### The problem
Pull out every line below that contains the word "diagram".

### Data segment
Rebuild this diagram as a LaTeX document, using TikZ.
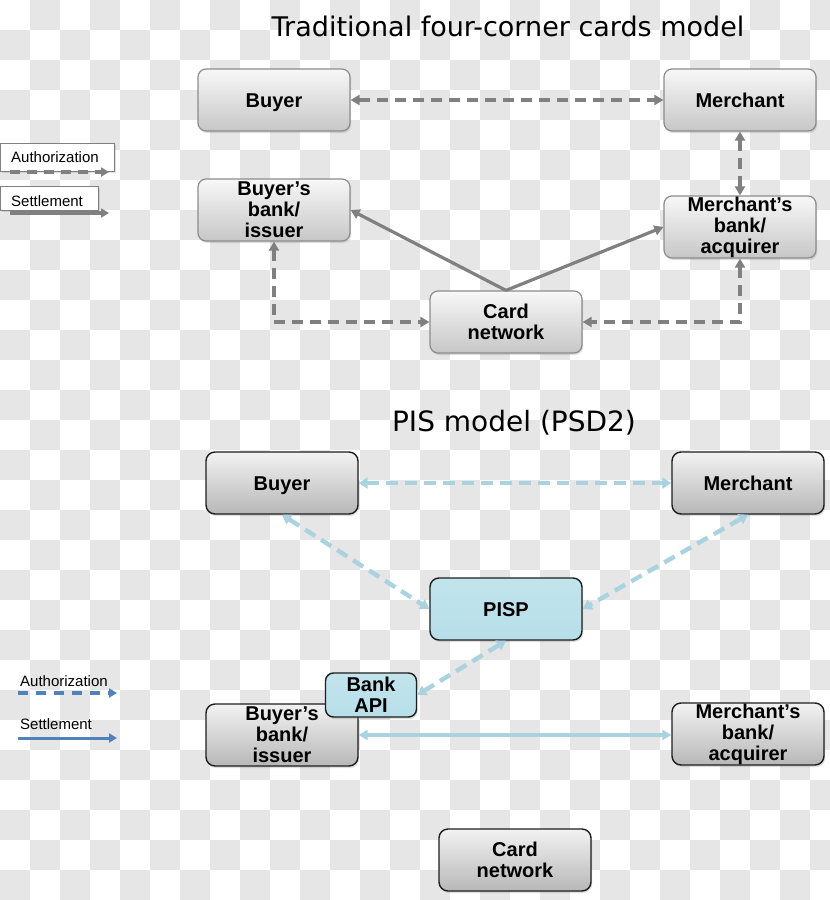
\documentclass[tikz,border=0pt]{standalone}
\usepackage{fontspec}
\setmainfont{Liberation Sans}
\newfontfamily\titlefont{DejaVu Sans}
\usetikzlibrary{arrows.meta,shadows}
\definecolor{checkgray}{HTML}{E6E6E6}
\definecolor{tgray}{HTML}{808080}
\definecolor{tborder}{HTML}{8C8C8C}
\definecolor{lblue}{HTML}{A9D3DF}
\definecolor{pispblue}{HTML}{B7DFE9}
\definecolor{legblue}{HTML}{4F81BD}
\definecolor{bborder}{HTML}{1E1E1E}
\begin{document}
\begin{tikzpicture}[x=1pt,y=-1pt,
  boxfont/.style={font=\fontsize{20}{21}\selectfont\bfseries},
  oneline/.style={text height=14.5pt, text depth=0pt},
  topbox/.style={boxfont, draw=tborder, line width=1.2pt, rounded corners=8pt,
    top color=white!97!black, bottom color=white!78!black,
    minimum width=152pt, minimum height=62pt, inner sep=0pt, align=center,
    drop shadow={shadow xshift=1.2pt, shadow yshift=-2pt, opacity=0.25}},
  botbox/.style={boxfont, draw=bborder, line width=1.4pt, rounded corners=9pt,
    top color=white!95!black, bottom color=white!72!black,
    minimum width=152pt, minimum height=62pt, inner sep=0pt, align=center,
    drop shadow={shadow xshift=1.2pt, shadow yshift=-2pt, opacity=0.25}},
  bluebox/.style={botbox, top color=pispblue!85!white, bottom color=pispblue},
  tarrow/.style={draw=tgray, line width=3.4pt, -{Triangle[length=9pt,width=10pt]}},
  tdash/.style={tarrow, line width=3.8pt, dash pattern=on 11pt off 7pt,
    {Triangle[length=9pt,width=10pt]}-{Triangle[length=9pt,width=10pt]}},
  tsolid/.style={tarrow, line width=3.2pt},
  bdash/.style={draw=lblue, line width=4.4pt, dash pattern=on 12pt off 7pt,
    {Triangle[length=9pt,width=11pt]}-{Triangle[length=9pt,width=11pt]}},
  bsolid/.style={draw=lblue, line width=4pt,
    {Triangle[length=9pt,width=10pt]}-{Triangle[length=9pt,width=10pt]}},
  legtext/.style={font=\fontsize{15}{17}\selectfont, text=black, inner sep=0pt},
  legframe/.style={draw=tgray, line width=1pt, fill=white, inner sep=0pt,
    drop shadow={shadow xshift=1pt, shadow yshift=-1.5pt, opacity=0.25}},
  titletext/.style={font=\titlefont\fontsize{27}{30}\selectfont, text=black}
]
\useasboundingbox (0,0) rectangle (830,900);
% checkerboard background
\begin{scope}
\clip (0,0) rectangle (830,900);
\fill[white] (0,0) rectangle (830,900);
\foreach \j in {0,...,29}{
  \pgfmathsetmacro\off{30*(1-mod(\j,2))}
  \foreach \k in {0,...,13}{
    \fill[checkgray] ({60*\k+\off},{30*\j}) rectangle ++(30,30);
  }
}
\end{scope}

% ---------- titles ----------
\node[titletext] (title1) at (508,26) {Traditional four-corner cards model};
\node[titletext, font=\titlefont\fontsize{28}{30}\selectfont] (title2) at (514,423) {PIS model (PSD2)};

% ---------- top legend ----------
\node[legframe, minimum width=114pt, minimum height=28pt, anchor=north west] (authframe) at (0,143) {};
\node[legtext, anchor=base west] (authlbl) at (11,162) {Authorization};
\coordinate (a1s) at (10,172);
\coordinate (a1e) at (109,172);
\draw[draw=tgray, line width=3.4pt, dash pattern=on 10pt off 7pt, -{Triangle[length=8pt,width=9pt]}] (a1s) -- (a1e);
\node[legframe, minimum width=98pt, minimum height=24pt, anchor=north west] (settframe) at (0,186) {};
\node[legtext, anchor=base west] (settlbl) at (11,206) {Settlement};
\coordinate (s1s) at (10,213);
\coordinate (s1e) at (109,213);
\draw[tarrow, -{Triangle[length=8pt,width=9pt]}] (s1s) -- (s1e);

% ---------- top diagram ----------
\node[topbox, oneline] (buyer) at (274,100) {Buyer};
\node[topbox, oneline] (merchant) at (740,100) {Merchant};
\node[topbox] (bbank) at (274,210) {Buyer’s\\bank/\\issuer};
\node[topbox] (mbank) at (740,227) {Merchant’s\\bank/\\acquirer};
\node[topbox] (card) at (506,322) {Card\\network};

\draw[tdash] (buyer.east) -- (merchant.west);
\draw[tdash] (merchant.south) -- (mbank.north);
\draw[tsolid] (card.north) -- (bbank.east);
\draw[tsolid] (card.north) -- (mbank.west);
\draw[tdash] (bbank.south) |- (card.west);
\draw[tdash] (mbank.south) |- (card.east);

% ---------- bottom legend ----------
\node[legtext, anchor=base west] (authlbl2) at (20,686) {Authorization};
\coordinate (a2s) at (18,693);
\coordinate (a2e) at (117,693);
\draw[draw=legblue, line width=3.4pt, dash pattern=on 10pt off 8pt, -{Triangle[length=8pt,width=9pt]}] (a2s) -- (a2e);
\node[legtext, anchor=base west] (settlbl2) at (20,729) {Settlement};
\coordinate (s2s) at (18,738);
\coordinate (s2e) at (117,738);
\draw[draw=legblue, line width=3pt, -{Triangle[length=8pt,width=9pt]}] (s2s) -- (s2e);

% ---------- bottom diagram ----------
\node[botbox, oneline] (buyer2) at (282,483) {Buyer};
\node[botbox, oneline] (merchant2) at (748,483) {Merchant};
\node[bluebox, oneline] (pisp) at (506,609) {PISP};
\node[botbox] (bbank2) at (282,735) {Buyer’s\\bank/\\issuer};
\node[bluebox, minimum width=91pt, minimum height=44pt, rounded corners=8pt] (bankapi) at (371,695) {Bank\\API};
\node[botbox] (mbank2) at (748,734) {Merchant’s\\bank/\\acquirer};
\node[botbox] (card2) at (515,860) {Card\\network};

\draw[bdash] (buyer2.east) -- (merchant2.west);
\draw[bdash] (buyer2.south) -- (pisp.west);
\draw[bdash] (merchant2.south) -- (pisp.east);
\draw[bdash] (pisp.south) -- (bankapi.east);
\draw[bsolid] (bbank2.east) -- (bbank2.east -| mbank2.west);
\end{tikzpicture}
\end{document}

### Solution to the problem
Rebuild this diagram as a LaTeX document, using TikZ.
% ---------- top diagram ----------
% ---------- bottom diagram ----------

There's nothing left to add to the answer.